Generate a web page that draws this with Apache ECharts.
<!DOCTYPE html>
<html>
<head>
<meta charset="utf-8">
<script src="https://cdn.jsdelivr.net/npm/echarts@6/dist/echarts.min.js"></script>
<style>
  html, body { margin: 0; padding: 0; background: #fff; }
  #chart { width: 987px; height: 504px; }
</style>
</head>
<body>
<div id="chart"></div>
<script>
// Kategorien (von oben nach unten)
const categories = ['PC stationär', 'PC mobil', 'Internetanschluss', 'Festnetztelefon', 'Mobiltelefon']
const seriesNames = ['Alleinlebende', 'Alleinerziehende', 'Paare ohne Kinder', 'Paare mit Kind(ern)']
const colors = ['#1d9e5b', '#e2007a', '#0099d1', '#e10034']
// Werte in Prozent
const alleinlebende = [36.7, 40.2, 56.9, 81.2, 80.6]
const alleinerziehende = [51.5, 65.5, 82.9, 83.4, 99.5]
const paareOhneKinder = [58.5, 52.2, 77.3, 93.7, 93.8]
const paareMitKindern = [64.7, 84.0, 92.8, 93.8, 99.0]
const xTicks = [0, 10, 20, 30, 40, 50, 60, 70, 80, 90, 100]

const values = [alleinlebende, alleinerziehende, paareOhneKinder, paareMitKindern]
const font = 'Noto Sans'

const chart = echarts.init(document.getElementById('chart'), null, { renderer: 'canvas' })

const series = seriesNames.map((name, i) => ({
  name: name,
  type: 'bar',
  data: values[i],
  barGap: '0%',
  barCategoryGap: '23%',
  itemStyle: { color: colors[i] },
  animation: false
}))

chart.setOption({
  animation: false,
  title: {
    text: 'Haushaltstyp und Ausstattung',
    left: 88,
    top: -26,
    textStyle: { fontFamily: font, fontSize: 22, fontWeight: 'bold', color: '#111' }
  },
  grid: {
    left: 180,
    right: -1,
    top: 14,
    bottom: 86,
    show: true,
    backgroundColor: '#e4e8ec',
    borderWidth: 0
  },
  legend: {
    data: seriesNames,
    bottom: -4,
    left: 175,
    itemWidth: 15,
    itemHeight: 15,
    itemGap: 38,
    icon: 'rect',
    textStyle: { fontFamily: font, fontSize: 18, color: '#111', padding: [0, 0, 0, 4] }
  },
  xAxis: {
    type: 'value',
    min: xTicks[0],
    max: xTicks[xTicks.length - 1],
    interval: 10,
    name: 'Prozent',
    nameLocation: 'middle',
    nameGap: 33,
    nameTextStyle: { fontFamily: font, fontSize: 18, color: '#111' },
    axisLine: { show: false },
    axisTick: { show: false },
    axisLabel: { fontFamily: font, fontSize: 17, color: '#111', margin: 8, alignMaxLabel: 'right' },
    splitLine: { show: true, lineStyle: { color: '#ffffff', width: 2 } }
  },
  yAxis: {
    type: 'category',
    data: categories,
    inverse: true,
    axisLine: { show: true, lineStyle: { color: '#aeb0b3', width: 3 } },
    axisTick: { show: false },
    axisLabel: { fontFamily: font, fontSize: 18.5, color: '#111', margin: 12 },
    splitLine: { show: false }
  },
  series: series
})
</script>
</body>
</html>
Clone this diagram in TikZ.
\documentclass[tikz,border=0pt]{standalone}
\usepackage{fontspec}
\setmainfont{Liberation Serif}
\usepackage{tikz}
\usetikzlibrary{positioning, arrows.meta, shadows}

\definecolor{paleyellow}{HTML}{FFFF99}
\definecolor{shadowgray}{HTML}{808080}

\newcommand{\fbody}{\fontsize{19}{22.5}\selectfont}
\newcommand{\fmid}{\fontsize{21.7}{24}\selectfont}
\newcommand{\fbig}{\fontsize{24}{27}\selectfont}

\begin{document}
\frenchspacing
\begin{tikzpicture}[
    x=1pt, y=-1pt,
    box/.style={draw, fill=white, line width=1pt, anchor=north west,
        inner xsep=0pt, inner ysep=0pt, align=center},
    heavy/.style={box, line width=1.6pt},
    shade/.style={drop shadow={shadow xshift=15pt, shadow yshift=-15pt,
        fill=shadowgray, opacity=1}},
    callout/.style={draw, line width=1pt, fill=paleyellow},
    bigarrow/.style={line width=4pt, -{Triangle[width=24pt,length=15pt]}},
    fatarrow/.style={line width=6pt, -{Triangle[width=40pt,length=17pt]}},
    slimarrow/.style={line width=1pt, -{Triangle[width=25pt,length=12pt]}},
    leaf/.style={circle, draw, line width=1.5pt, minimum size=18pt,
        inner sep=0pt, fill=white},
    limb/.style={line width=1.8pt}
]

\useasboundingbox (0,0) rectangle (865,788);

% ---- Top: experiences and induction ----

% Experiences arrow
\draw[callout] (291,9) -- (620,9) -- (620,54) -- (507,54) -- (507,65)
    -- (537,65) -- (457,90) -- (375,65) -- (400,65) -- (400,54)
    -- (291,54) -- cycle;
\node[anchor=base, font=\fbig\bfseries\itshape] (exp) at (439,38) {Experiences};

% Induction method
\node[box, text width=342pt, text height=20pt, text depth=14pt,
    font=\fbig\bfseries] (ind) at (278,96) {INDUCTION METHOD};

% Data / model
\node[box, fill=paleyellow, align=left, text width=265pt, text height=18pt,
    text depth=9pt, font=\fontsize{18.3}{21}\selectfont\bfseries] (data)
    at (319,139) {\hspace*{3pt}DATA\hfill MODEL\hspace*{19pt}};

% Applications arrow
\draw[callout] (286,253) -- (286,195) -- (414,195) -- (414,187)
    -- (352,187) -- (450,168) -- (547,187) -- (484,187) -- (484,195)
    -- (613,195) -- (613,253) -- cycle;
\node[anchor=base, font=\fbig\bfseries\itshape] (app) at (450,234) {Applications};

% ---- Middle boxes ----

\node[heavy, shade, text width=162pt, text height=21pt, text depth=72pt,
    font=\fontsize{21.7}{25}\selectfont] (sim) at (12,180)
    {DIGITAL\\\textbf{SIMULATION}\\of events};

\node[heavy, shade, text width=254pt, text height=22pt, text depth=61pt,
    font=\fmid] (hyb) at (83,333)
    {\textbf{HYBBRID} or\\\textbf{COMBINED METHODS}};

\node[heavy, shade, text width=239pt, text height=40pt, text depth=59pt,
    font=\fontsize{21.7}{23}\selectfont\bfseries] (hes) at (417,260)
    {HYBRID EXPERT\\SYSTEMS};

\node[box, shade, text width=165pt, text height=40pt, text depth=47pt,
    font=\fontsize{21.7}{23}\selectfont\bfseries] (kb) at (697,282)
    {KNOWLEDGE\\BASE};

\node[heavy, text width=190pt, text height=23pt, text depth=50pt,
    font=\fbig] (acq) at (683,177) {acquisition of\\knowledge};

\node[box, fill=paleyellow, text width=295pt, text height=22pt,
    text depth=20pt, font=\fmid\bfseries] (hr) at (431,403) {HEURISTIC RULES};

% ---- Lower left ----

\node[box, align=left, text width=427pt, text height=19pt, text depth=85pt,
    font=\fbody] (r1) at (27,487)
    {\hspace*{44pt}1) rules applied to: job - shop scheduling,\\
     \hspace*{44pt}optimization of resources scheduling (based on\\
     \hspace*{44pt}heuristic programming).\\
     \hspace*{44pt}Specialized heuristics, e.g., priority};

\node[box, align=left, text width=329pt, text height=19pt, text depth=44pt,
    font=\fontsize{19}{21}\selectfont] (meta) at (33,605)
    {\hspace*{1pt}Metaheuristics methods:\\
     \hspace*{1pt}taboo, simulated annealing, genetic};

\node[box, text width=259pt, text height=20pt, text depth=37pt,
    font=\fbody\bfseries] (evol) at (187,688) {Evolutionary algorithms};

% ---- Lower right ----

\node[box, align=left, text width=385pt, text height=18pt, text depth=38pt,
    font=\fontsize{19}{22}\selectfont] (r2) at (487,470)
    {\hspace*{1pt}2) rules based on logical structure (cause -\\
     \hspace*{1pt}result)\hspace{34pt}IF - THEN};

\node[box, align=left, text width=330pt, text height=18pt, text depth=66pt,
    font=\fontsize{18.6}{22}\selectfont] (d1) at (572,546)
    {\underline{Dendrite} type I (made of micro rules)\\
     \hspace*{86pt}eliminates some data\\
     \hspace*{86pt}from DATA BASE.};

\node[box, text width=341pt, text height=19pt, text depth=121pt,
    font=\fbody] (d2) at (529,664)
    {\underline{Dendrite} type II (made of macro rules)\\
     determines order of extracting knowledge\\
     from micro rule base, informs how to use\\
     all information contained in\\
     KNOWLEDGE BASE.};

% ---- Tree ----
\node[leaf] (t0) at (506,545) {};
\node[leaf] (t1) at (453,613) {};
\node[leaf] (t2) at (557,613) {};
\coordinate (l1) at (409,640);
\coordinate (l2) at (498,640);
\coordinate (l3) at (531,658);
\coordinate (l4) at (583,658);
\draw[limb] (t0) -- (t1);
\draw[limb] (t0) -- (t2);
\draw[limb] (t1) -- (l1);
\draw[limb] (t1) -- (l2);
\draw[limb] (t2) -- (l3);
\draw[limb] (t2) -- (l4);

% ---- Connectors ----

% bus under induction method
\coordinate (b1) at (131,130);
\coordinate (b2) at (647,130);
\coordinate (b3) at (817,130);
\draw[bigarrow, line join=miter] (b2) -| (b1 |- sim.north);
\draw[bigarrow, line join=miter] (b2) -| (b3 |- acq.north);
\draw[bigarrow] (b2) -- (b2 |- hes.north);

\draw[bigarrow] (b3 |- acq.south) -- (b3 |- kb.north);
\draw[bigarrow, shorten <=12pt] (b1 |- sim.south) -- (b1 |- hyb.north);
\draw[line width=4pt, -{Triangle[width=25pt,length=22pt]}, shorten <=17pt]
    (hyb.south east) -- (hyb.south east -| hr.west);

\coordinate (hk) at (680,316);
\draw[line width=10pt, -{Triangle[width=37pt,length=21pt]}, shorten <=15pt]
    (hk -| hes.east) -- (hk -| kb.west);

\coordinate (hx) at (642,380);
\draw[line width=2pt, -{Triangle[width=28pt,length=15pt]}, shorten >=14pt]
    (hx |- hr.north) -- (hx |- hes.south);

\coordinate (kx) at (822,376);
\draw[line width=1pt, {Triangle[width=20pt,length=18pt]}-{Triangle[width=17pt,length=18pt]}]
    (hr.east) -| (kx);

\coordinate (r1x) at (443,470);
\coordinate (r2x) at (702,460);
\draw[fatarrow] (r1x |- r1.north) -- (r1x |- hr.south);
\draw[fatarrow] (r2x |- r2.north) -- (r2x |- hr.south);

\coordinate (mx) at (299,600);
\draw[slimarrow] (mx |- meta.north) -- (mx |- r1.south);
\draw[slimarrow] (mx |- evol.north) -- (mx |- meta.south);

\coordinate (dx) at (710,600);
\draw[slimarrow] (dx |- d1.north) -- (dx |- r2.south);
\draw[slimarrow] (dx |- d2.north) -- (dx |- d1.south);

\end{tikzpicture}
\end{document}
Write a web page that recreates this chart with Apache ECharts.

━━━━━━━━━━━━━━━━━━━━━━━━━━━━━━

● **EXERCISE OBJECTIVE**: Pull every line containing "this" out of the records.

● **COMPLETE RESPONSE**:
Generate a web page that draws this with Apache ECharts.
Clone this diagram in TikZ.
Write a web page that recreates this chart with Apache ECharts.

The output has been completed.